TASK DIRECTIONS. Reproduce the listing below character for character; drop every image.

DATA EXCERPT.
┄┄┄┄┄┄

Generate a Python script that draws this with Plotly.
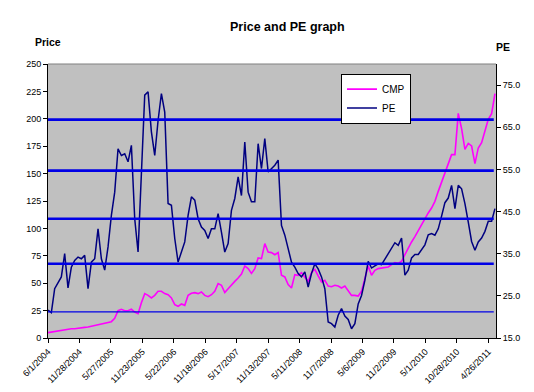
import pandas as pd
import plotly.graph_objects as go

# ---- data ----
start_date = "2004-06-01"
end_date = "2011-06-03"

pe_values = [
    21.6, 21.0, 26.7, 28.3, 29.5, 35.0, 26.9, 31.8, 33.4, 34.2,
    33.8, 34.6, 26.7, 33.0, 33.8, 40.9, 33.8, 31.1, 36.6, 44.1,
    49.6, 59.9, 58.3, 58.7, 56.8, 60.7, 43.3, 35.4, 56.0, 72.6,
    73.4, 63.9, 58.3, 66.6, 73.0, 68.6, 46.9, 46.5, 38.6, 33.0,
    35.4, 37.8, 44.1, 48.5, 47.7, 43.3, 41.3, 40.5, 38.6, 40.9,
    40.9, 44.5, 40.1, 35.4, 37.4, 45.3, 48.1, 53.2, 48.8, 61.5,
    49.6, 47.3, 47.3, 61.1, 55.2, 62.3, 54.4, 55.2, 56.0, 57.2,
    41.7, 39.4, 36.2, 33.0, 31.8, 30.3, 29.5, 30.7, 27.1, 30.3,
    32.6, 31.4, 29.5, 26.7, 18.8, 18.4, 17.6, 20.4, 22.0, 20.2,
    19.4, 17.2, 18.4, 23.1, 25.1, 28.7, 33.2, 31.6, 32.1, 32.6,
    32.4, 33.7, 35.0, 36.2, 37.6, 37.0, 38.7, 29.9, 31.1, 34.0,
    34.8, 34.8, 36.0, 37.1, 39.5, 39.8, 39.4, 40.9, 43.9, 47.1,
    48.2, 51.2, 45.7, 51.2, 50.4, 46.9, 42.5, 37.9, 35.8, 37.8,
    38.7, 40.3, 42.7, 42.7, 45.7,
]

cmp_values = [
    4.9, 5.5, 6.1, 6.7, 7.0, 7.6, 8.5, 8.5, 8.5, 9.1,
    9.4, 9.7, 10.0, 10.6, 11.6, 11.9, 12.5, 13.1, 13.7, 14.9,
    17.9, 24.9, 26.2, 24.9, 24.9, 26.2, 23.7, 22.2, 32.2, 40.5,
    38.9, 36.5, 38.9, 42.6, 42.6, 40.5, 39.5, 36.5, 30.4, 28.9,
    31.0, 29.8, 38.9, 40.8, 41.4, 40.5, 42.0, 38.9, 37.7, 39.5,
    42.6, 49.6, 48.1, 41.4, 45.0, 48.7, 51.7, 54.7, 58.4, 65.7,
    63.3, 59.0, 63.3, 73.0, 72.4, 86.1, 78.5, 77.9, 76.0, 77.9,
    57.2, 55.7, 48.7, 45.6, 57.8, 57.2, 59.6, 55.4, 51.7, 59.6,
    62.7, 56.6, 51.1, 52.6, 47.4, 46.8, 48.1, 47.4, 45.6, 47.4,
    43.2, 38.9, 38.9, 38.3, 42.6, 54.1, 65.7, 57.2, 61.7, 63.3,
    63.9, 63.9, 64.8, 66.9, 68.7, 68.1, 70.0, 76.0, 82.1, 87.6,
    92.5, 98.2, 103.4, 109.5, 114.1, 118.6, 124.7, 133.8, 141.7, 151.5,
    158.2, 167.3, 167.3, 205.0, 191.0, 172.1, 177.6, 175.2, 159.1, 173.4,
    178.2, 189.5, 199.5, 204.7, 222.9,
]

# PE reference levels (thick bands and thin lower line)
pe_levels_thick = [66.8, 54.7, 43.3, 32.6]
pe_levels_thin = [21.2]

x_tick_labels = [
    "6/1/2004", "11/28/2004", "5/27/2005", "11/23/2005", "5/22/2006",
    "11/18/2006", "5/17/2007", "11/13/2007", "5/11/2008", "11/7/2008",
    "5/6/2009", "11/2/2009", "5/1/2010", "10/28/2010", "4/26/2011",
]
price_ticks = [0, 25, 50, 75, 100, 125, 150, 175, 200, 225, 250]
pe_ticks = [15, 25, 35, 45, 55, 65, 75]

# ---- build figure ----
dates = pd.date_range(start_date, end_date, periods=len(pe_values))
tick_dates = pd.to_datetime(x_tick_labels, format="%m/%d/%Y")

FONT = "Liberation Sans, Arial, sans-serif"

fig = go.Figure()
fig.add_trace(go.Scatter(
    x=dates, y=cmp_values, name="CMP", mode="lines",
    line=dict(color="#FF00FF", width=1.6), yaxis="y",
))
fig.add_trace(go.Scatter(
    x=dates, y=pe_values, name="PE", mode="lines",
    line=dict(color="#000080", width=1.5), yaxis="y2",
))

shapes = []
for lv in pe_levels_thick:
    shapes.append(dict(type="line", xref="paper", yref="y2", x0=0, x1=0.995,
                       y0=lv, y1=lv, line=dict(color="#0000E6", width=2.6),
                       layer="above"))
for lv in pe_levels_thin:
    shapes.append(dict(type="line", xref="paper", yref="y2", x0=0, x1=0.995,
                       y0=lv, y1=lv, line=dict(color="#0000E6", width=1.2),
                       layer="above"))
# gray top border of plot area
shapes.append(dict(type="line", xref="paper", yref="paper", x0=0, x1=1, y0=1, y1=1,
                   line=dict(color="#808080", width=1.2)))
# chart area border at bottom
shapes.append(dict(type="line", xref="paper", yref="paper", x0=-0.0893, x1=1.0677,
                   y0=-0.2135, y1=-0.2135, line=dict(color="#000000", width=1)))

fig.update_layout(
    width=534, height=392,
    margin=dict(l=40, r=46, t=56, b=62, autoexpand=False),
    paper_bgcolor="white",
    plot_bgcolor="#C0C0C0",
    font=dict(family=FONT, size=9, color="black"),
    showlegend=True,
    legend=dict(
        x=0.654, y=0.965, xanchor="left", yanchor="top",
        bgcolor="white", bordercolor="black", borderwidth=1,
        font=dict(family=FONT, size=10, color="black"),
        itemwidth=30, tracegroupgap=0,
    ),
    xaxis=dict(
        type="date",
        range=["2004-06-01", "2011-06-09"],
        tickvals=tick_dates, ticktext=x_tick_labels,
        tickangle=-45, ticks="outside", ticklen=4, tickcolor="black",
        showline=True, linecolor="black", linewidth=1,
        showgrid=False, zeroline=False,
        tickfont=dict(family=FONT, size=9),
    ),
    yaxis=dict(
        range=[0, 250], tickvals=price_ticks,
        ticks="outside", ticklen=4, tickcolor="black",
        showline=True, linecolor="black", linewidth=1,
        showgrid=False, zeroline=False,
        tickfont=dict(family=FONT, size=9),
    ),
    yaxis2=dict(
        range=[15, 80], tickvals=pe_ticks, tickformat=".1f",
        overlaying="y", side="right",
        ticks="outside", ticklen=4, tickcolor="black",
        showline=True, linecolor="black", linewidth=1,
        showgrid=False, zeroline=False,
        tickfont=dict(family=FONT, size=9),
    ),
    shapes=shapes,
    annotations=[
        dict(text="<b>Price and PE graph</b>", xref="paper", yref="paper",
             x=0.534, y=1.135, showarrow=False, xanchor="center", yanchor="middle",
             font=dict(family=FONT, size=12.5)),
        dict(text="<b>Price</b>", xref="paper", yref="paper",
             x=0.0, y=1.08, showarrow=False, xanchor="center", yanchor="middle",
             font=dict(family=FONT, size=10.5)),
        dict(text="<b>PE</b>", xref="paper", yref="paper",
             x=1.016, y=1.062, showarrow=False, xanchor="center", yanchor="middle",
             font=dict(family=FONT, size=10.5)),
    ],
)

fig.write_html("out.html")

┄┄┄┄┄┄

COMPLETE ANSWER.
Generate a Python script that draws this with Plotly.
import pandas as pd
import plotly.graph_objects as go

# ---- data ----
start_date = "2004-06-01"
end_date = "2011-06-03"

pe_values = [
    21.6, 21.0, 26.7, 28.3, 29.5, 35.0, 26.9, 31.8, 33.4, 34.2,
    33.8, 34.6, 26.7, 33.0, 33.8, 40.9, 33.8, 31.1, 36.6, 44.1,
    49.6, 59.9, 58.3, 58.7, 56.8, 60.7, 43.3, 35.4, 56.0, 72.6,
    73.4, 63.9, 58.3, 66.6, 73.0, 68.6, 46.9, 46.5, 38.6, 33.0,
    35.4, 37.8, 44.1, 48.5, 47.7, 43.3, 41.3, 40.5, 38.6, 40.9,
    40.9, 44.5, 40.1, 35.4, 37.4, 45.3, 48.1, 53.2, 48.8, 61.5,
    49.6, 47.3, 47.3, 61.1, 55.2, 62.3, 54.4, 55.2, 56.0, 57.2,
    41.7, 39.4, 36.2, 33.0, 31.8, 30.3, 29.5, 30.7, 27.1, 30.3,
    32.6, 31.4, 29.5, 26.7, 18.8, 18.4, 17.6, 20.4, 22.0, 20.2,
    19.4, 17.2, 18.4, 23.1, 25.1, 28.7, 33.2, 31.6, 32.1, 32.6,
    32.4, 33.7, 35.0, 36.2, 37.6, 37.0, 38.7, 29.9, 31.1, 34.0,
    34.8, 34.8, 36.0, 37.1, 39.5, 39.8, 39.4, 40.9, 43.9, 47.1,
    48.2, 51.2, 45.7, 51.2, 50.4, 46.9, 42.5, 37.9, 35.8, 37.8,
    38.7, 40.3, 42.7, 42.7, 45.7,
]

cmp_values = [
    4.9, 5.5, 6.1, 6.7, 7.0, 7.6, 8.5, 8.5, 8.5, 9.1,
    9.4, 9.7, 10.0, 10.6, 11.6, 11.9, 12.5, 13.1, 13.7, 14.9,
    17.9, 24.9, 26.2, 24.9, 24.9, 26.2, 23.7, 22.2, 32.2, 40.5,
    38.9, 36.5, 38.9, 42.6, 42.6, 40.5, 39.5, 36.5, 30.4, 28.9,
    31.0, 29.8, 38.9, 40.8, 41.4, 40.5, 42.0, 38.9, 37.7, 39.5,
    42.6, 49.6, 48.1, 41.4, 45.0, 48.7, 51.7, 54.7, 58.4, 65.7,
    63.3, 59.0, 63.3, 73.0, 72.4, 86.1, 78.5, 77.9, 76.0, 77.9,
    57.2, 55.7, 48.7, 45.6, 57.8, 57.2, 59.6, 55.4, 51.7, 59.6,
    62.7, 56.6, 51.1, 52.6, 47.4, 46.8, 48.1, 47.4, 45.6, 47.4,
    43.2, 38.9, 38.9, 38.3, 42.6, 54.1, 65.7, 57.2, 61.7, 63.3,
    63.9, 63.9, 64.8, 66.9, 68.7, 68.1, 70.0, 76.0, 82.1, 87.6,
    92.5, 98.2, 103.4, 109.5, 114.1, 118.6, 124.7, 133.8, 141.7, 151.5,
    158.2, 167.3, 167.3, 205.0, 191.0, 172.1, 177.6, 175.2, 159.1, 173.4,
    178.2, 189.5, 199.5, 204.7, 222.9,
]

# PE reference levels (thick bands and thin lower line)
pe_levels_thick = [66.8, 54.7, 43.3, 32.6]
pe_levels_thin = [21.2]

x_tick_labels = [
    "6/1/2004", "11/28/2004", "5/27/2005", "11/23/2005", "5/22/2006",
    "11/18/2006", "5/17/2007", "11/13/2007", "5/11/2008", "11/7/2008",
    "5/6/2009", "11/2/2009", "5/1/2010", "10/28/2010", "4/26/2011",
]
price_ticks = [0, 25, 50, 75, 100, 125, 150, 175, 200, 225, 250]
pe_ticks = [15, 25, 35, 45, 55, 65, 75]

# ---- build figure ----
dates = pd.date_range(start_date, end_date, periods=len(pe_values))
tick_dates = pd.to_datetime(x_tick_labels, format="%m/%d/%Y")

FONT = "Liberation Sans, Arial, sans-serif"

fig = go.Figure()
fig.add_trace(go.Scatter(
    x=dates, y=cmp_values, name="CMP", mode="lines",
    line=dict(color="#FF00FF", width=1.6), yaxis="y",
))
fig.add_trace(go.Scatter(
    x=dates, y=pe_values, name="PE", mode="lines",
    line=dict(color="#000080", width=1.5), yaxis="y2",
))

shapes = []
for lv in pe_levels_thick:
    shapes.append(dict(type="line", xref="paper", yref="y2", x0=0, x1=0.995,
                       y0=lv, y1=lv, line=dict(color="#0000E6", width=2.6),
                       layer="above"))
for lv in pe_levels_thin:
    shapes.append(dict(type="line", xref="paper", yref="y2", x0=0, x1=0.995,
                       y0=lv, y1=lv, line=dict(color="#0000E6", width=1.2),
                       layer="above"))
# gray top border of plot area
shapes.append(dict(type="line", xref="paper", yref="paper", x0=0, x1=1, y0=1, y1=1,
                   line=dict(color="#808080", width=1.2)))
# chart area border at bottom
shapes.append(dict(type="line", xref="paper", yref="paper", x0=-0.0893, x1=1.0677,
                   y0=-0.2135, y1=-0.2135, line=dict(color="#000000", width=1)))

fig.update_layout(
    width=534, height=392,
    margin=dict(l=40, r=46, t=56, b=62, autoexpand=False),
    paper_bgcolor="white",
    plot_bgcolor="#C0C0C0",
    font=dict(family=FONT, size=9, color="black"),
    showlegend=True,
    legend=dict(
        x=0.654, y=0.965, xanchor="left", yanchor="top",
        bgcolor="white", bordercolor="black", borderwidth=1,
        font=dict(family=FONT, size=10, color="black"),
        itemwidth=30, tracegroupgap=0,
    ),
    xaxis=dict(
        type="date",
        range=["2004-06-01", "2011-06-09"],
        tickvals=tick_dates, ticktext=x_tick_labels,
        tickangle=-45, ticks="outside", ticklen=4, tickcolor="black",
        showline=True, linecolor="black", linewidth=1,
        showgrid=False, zeroline=False,
        tickfont=dict(family=FONT, size=9),
    ),
    yaxis=dict(
        range=[0, 250], tickvals=price_ticks,
        ticks="outside", ticklen=4, tickcolor="black",
        showline=True, linecolor="black", linewidth=1,
        showgrid=False, zeroline=False,
        tickfont=dict(family=FONT, size=9),
    ),
    yaxis2=dict(
        range=[15, 80], tickvals=pe_ticks, tickformat=".1f",
        overlaying="y", side="right",
        ticks="outside", ticklen=4, tickcolor="black",
        showline=True, linecolor="black", linewidth=1,
        showgrid=False, zeroline=False,
        tickfont=dict(family=FONT, size=9),
    ),
    shapes=shapes,
    annotations=[
        dict(text="<b>Price and PE graph</b>", xref="paper", yref="paper",
             x=0.534, y=1.135, showarrow=False, xanchor="center", yanchor="middle",
             font=dict(family=FONT, size=12.5)),
        dict(text="<b>Price</b>", xref="paper", yref="paper",
             x=0.0, y=1.08, showarrow=False, xanchor="center", yanchor="middle",
             font=dict(family=FONT, size=10.5)),
        dict(text="<b>PE</b>", xref="paper", yref="paper",
             x=1.016, y=1.062, showarrow=False, xanchor="center", yanchor="middle",
             font=dict(family=FONT, size=10.5)),
    ],
)

fig.write_html("out.html")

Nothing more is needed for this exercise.